Die stromgrößenorientierte Analyse zielt des Weiteren auf eine Prognose künftiger Zahlungsströme ab, indem diese aus Zahlungsströmen der Vergangenheit abgeleitet werden. Im Mittelpunkt der bewegungsbezogenen Finanzanalyse steht eine umfassende Cashflow-Analyse, welche, soweit keine freiwillige Angabe vorliegt, Cashflow-Ermittlung, Cashflow-Kennzahlen, Cashflow-Verwendung und Kapitalflussrechnung (Cashflow-Statement) umfasst.[3]

 

Rz. 73

Besonders zur Einschätzung von zukünftigen Entwicklungen ist es nachteilig, dass das HGB für sonstige finanzielle Verpflichtungen lediglich eine Pflichtabgabe im Anhang verlangt und auf die symmetrische Darstellung der sonstigen finanziellen Einzahlungen verzichtet.[4] Auch darf die Asymmetrie von Ansatz und Bewertung zwischen Vermögen und Schulden nicht außer Acht gelassen werden. So werden dem Imparitätsprinzip folgend an Ansatz und Bewertung von VG deutlich höhere Anforderungen gestellt als an Ansatz und Bewertung von Schulden. Erstere sind erst anzusetzen, wenn sie quasi sichere Ansprüche verkörpern, und sind bei der Bewertung auf einen Abwertungsbedarf hin zu untersuchen, Letztere dürfen einen weit höheren Grad an Unsicherheit aufweisen und unterliegen eher dem Höchstwerttest.

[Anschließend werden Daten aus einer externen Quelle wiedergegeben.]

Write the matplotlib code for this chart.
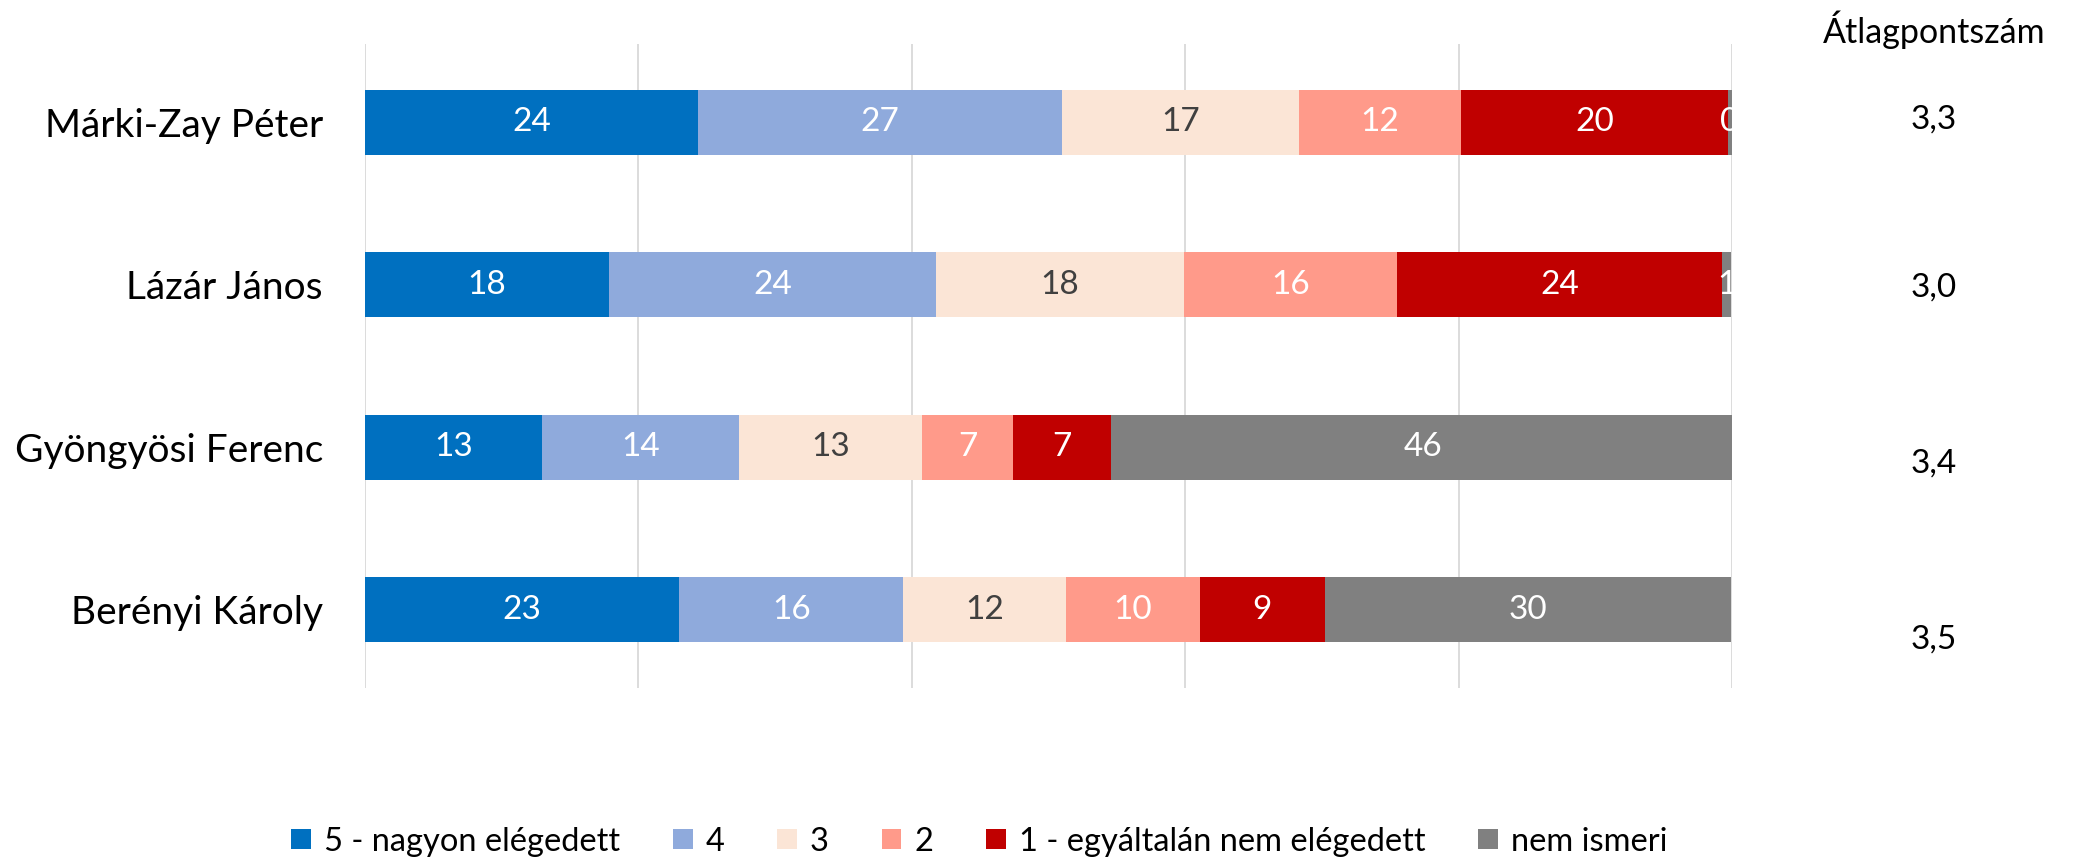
import matplotlib.pyplot as plt
import numpy as np

plt.rcParams['font.family'] = ['Lato', 'DejaVu Sans']

# data
candidates = ["Márki-Zay Péter", "Lázár János", "Gyöngyösi Ferenc", "Berényi Károly"]
series_names = ["5 - nagyon elégedett", "4", "3", "2", "1 - egyáltalán nem elégedett", "nem ismeri"]
s5 = [24.4, 17.9, 13.0, 23.0]
s4 = [26.6, 23.9, 14.4, 16.4]
s3 = [17.3, 18.1, 13.4, 11.9]
s2 = [11.9, 15.6, 6.6, 9.8]
s1 = [19.5, 23.8, 7.2, 9.1]
unknown = [0.3, 0.6, 45.6, 29.7]
averages = ["3,3", "3,0", "3,4", "3,5"]
avg_header = "Átlagpontszám"

colors = ["#0070C0", "#8FAADC", "#FBE5D6", "#FF9A8A", "#C00000", "#808080"]
label_colors = ["white", "white", "#404040", "white", "white", "white"]

fig = plt.figure(figsize=(20.75, 8.64), dpi=100)
ax = fig.add_axes([0.1757, 0.2037, 0.6590, 0.7453])

y = np.arange(len(candidates))
left = np.zeros(len(candidates))
for vals, name, col, lcol in zip([s5, s4, s3, s2, s1, unknown], series_names, colors, label_colors):
    bars = ax.barh(y, vals, left=left, height=0.4, color=col, label=name, zorder=3)
    for b, v in zip(bars, vals):
        ax.text(b.get_x() + b.get_width() / 2, b.get_y() + b.get_height() / 2, f"{v:.0f}",
                ha="center", va="center", color=lcol, fontsize=24, zorder=4, clip_on=True)
    left += np.array(vals)

ax.set_xlim(0, 100)
ax.set_ylim(3.48, -0.48)
ax.set_xticks([0, 20, 40, 60, 80, 100])
ax.set_xticklabels([])
ax.grid(axis="x", color="#D9D9D9", linewidth=1.3, zorder=0)
ax.tick_params(axis="both", length=0)
ax.tick_params(axis="y", pad=30)
ax.set_yticks(y)
ax.set_yticklabels(candidates, fontsize=28)
for s in ax.spines.values():
    s.set_visible(False)

# average scores column
fig.text(0.932, 0.966, avg_header, ha="center", va="center", fontsize=24.5)
for yy, a in zip([0.862, 0.667, 0.464, 0.260], averages):
    fig.text(0.932, yy, a, ha="center", va="center", fontsize=24)

leg = fig.legend(loc="center", bbox_to_anchor=(0.472, 0.026), ncol=6, frameon=False,
                 fontsize=23.5, handlelength=0.6, handleheight=0.6, handletextpad=0.4,
                 columnspacing=1.62)

fig.savefig("out.png", dpi=100)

[1] Vgl. z. B. ADS, Rechnungslegung und Prüfung der Unternehmen, 6. Aufl. 1995–2001, § 264 HGB Rz 75.
[2] Vgl. Müller, in Kußmaul/Müller, HdB, Bilanzanalyse in der HGB- und IFRS-Rechnungslegung, Rz 138 ff., Stand: 19.7.2022.
[3] Vgl. Lachnit/Müller, Bilanzanalyse, 2. Aufl. 2017, S. 5.
[4] Vgl. Ballwieser, in Baetge/Kirsch/Thiele, Bilanzrecht, § 264 HGB Rz 41, Stand: 5/2019.